Rows from a dataset of charts and code =
+++
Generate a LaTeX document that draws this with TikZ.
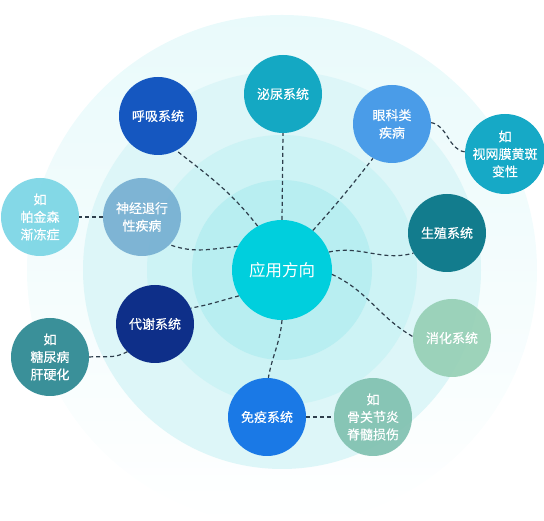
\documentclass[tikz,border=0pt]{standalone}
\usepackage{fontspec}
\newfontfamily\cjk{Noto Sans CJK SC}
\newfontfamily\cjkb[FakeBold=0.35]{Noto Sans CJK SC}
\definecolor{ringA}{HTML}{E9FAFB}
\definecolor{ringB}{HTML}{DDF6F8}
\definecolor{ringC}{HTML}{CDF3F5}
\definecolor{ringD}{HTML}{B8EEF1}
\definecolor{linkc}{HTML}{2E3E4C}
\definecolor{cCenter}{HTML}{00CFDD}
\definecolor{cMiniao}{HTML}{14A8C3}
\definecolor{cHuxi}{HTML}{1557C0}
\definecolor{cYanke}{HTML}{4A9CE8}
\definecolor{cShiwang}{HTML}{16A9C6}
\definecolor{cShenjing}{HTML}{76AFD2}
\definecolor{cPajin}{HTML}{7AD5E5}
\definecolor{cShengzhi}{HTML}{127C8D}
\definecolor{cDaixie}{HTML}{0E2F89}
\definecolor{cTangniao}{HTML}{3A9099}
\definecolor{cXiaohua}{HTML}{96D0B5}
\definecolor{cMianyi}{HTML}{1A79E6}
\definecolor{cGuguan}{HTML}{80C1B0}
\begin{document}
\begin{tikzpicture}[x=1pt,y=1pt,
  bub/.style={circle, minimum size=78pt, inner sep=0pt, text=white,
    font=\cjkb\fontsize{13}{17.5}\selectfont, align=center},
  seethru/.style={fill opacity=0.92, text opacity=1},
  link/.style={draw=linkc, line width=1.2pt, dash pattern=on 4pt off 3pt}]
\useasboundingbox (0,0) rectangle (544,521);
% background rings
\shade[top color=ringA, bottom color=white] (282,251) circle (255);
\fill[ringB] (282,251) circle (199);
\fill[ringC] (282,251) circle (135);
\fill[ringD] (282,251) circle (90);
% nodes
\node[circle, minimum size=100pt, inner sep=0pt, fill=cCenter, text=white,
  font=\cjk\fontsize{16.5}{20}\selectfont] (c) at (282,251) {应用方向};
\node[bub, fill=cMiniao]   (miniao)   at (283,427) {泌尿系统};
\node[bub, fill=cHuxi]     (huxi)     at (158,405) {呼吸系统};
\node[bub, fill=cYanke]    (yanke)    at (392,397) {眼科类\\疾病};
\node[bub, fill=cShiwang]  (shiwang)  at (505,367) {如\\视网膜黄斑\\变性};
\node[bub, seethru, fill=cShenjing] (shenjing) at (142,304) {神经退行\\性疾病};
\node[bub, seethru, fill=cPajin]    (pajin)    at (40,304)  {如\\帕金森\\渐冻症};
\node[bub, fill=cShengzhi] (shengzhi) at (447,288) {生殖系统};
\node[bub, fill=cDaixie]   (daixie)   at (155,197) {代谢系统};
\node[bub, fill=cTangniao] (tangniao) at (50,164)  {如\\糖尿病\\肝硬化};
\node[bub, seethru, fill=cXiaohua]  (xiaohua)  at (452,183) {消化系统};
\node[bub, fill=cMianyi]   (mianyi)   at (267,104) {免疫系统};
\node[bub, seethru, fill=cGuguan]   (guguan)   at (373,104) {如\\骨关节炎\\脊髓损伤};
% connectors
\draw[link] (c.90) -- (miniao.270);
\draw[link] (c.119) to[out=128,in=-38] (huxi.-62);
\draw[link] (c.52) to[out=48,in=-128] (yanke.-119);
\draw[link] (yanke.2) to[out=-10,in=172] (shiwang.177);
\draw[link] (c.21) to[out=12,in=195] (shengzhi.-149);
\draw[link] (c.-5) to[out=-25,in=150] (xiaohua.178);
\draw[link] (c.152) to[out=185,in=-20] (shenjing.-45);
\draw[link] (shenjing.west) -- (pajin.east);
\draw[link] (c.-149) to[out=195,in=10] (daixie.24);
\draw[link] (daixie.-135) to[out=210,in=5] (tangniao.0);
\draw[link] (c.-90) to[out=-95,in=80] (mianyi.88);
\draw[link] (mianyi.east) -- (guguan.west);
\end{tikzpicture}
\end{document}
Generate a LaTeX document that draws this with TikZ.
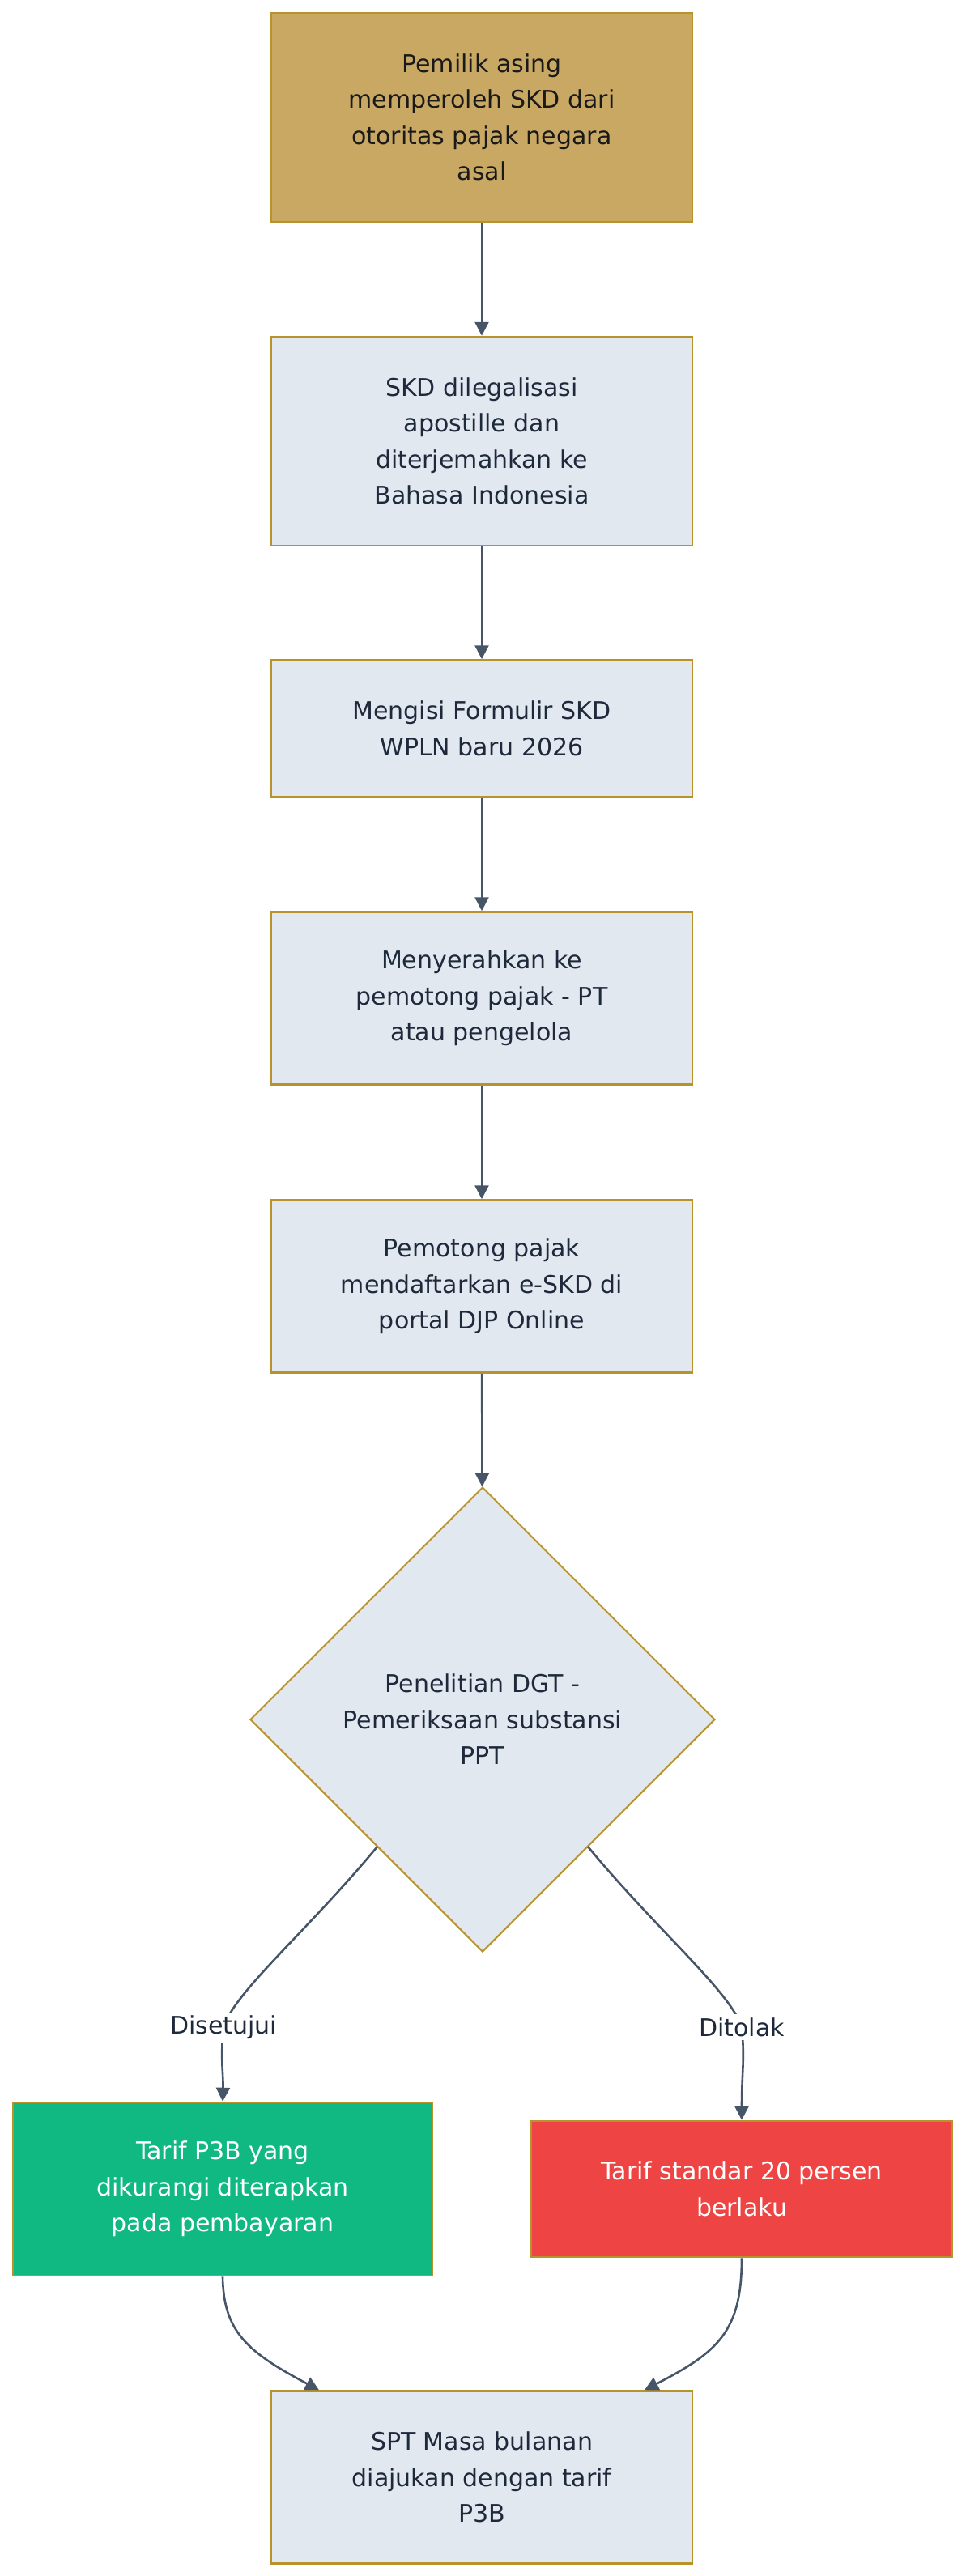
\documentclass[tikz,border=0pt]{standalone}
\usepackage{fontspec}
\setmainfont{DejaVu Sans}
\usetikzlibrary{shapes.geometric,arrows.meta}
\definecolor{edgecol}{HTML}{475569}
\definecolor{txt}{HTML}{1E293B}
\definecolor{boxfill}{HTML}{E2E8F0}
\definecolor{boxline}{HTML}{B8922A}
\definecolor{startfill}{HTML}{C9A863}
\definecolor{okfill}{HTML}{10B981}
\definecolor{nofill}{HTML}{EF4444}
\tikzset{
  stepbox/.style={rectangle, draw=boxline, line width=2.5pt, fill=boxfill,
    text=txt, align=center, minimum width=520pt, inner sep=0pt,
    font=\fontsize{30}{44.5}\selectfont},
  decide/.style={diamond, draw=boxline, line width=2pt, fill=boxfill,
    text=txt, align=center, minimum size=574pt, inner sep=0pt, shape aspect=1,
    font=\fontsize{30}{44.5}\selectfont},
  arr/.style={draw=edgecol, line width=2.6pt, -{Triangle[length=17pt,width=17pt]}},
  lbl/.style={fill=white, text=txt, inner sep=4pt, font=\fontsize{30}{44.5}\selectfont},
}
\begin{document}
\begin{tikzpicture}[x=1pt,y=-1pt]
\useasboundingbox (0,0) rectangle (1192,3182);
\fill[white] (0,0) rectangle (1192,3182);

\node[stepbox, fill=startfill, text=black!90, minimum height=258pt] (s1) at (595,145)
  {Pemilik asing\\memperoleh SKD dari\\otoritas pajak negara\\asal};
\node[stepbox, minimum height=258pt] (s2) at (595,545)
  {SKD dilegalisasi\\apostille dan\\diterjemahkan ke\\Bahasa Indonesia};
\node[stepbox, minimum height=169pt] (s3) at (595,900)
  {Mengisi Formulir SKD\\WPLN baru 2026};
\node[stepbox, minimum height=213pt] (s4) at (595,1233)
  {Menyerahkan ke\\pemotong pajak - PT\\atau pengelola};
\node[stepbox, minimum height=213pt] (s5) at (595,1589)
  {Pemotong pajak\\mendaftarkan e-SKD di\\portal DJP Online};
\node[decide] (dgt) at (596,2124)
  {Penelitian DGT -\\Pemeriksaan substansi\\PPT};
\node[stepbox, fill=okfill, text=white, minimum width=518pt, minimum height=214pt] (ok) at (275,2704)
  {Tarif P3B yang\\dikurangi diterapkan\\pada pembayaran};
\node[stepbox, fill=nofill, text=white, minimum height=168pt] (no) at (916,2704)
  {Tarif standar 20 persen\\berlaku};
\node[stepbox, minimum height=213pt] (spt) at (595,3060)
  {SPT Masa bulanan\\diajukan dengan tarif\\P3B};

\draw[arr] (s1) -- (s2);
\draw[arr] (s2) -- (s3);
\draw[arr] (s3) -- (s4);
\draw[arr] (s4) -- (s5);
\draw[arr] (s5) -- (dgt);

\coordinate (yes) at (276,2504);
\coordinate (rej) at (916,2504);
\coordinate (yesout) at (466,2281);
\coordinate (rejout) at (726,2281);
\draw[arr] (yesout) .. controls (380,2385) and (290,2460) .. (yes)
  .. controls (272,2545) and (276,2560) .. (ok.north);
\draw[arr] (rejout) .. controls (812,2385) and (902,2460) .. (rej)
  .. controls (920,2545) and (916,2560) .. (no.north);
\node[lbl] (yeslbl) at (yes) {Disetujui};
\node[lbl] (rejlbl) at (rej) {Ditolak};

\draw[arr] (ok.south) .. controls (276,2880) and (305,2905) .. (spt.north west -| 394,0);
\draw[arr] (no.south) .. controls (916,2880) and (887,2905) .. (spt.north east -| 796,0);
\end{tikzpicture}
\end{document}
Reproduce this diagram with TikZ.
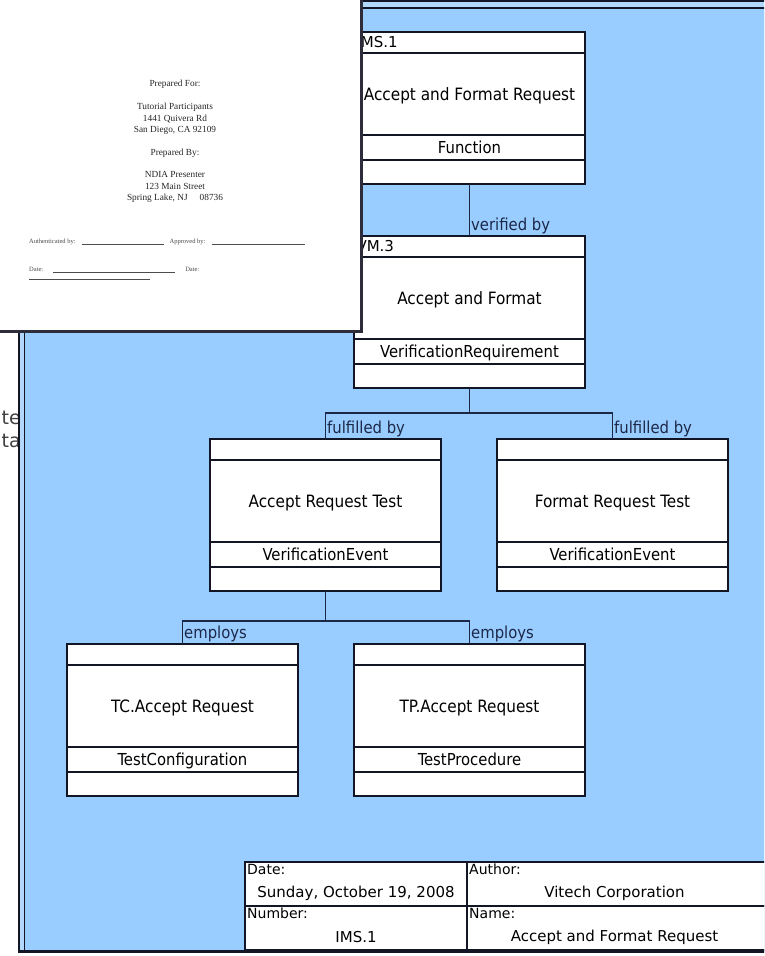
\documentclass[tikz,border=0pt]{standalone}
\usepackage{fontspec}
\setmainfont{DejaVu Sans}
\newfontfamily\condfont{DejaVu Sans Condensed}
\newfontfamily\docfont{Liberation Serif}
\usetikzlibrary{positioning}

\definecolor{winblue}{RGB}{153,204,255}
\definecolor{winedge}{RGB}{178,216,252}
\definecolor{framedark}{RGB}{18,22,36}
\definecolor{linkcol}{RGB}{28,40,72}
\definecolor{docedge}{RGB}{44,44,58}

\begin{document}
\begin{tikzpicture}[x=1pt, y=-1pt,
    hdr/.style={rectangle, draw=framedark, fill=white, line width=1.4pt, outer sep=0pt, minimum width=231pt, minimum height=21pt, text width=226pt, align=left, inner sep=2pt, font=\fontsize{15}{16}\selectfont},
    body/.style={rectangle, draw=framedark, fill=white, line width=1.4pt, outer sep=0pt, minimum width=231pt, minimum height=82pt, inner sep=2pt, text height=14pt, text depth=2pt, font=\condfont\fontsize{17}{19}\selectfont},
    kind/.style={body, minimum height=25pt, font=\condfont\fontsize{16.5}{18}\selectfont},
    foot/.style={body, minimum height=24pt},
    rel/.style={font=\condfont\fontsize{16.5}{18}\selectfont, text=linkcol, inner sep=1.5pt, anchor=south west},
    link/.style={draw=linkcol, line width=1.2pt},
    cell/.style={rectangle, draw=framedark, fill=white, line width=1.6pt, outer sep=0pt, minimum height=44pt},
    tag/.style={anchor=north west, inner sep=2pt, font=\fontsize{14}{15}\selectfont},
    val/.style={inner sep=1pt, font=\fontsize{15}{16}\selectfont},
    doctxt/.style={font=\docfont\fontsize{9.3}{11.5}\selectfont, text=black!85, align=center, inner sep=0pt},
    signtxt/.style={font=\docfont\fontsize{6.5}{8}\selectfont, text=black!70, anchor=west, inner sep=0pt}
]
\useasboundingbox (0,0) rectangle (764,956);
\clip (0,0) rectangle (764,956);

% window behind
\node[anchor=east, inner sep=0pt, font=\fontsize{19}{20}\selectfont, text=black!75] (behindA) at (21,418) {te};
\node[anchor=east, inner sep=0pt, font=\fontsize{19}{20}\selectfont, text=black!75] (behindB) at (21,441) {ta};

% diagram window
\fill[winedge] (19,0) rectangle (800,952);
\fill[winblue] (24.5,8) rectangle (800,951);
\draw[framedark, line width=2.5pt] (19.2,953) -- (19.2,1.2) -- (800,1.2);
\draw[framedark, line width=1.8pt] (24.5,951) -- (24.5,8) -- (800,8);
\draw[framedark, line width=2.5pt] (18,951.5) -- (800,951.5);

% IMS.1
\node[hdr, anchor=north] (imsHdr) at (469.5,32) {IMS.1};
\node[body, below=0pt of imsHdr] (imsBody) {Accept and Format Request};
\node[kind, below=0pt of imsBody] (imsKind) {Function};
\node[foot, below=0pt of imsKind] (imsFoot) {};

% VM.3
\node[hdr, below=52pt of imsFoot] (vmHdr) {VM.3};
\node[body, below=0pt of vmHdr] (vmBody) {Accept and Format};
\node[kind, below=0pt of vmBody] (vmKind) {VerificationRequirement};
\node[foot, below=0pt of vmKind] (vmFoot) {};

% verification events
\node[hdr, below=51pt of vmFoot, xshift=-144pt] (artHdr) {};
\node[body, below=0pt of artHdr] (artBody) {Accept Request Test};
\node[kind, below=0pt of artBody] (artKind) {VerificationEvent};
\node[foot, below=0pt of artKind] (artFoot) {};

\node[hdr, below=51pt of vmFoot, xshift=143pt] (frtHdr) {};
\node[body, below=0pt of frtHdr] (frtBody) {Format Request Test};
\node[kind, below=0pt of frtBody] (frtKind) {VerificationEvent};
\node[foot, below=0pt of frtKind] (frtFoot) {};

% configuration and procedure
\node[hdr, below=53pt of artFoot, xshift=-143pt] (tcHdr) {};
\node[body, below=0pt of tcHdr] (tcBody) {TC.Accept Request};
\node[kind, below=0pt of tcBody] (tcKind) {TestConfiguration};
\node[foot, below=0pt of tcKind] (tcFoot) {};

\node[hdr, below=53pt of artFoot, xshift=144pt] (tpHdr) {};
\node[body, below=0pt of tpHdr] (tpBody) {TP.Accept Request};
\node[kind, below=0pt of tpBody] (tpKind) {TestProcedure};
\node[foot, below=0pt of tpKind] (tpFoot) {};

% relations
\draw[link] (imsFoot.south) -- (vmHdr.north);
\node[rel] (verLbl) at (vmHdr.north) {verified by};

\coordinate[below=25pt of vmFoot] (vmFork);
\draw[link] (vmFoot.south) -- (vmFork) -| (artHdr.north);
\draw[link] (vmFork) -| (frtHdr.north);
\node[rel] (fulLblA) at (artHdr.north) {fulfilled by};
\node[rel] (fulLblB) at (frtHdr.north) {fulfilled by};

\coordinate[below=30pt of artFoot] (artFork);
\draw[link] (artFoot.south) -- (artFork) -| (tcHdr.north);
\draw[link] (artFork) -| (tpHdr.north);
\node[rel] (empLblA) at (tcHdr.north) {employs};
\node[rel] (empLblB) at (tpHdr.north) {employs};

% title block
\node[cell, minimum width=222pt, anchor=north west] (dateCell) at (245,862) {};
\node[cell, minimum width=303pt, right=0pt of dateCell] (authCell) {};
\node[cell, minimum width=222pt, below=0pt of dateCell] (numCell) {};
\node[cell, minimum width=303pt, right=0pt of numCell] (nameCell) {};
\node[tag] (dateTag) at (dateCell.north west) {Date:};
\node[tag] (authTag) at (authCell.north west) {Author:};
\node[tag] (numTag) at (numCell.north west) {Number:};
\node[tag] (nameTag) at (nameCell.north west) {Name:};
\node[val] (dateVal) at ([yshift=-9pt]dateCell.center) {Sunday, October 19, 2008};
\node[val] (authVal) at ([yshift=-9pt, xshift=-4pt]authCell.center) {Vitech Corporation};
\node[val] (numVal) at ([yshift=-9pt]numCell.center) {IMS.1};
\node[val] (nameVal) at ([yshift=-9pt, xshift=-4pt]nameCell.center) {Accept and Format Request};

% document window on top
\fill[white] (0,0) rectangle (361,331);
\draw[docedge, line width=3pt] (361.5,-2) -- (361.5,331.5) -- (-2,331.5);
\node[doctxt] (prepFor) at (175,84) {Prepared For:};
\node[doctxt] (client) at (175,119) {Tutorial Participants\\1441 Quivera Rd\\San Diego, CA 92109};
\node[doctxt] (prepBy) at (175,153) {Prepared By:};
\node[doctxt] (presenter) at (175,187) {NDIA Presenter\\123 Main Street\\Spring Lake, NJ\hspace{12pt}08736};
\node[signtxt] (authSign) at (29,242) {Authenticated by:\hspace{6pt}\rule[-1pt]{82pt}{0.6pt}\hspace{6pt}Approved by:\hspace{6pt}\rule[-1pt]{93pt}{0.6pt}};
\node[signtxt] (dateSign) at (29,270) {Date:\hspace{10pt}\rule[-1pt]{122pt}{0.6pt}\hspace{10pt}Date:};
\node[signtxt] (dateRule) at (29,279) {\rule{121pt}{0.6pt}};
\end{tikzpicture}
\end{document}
+++
AIM OF THE TASK =
Return each line that includes "diagram".

RIGHT ANSWER =
Reproduce this diagram with TikZ.
% diagram window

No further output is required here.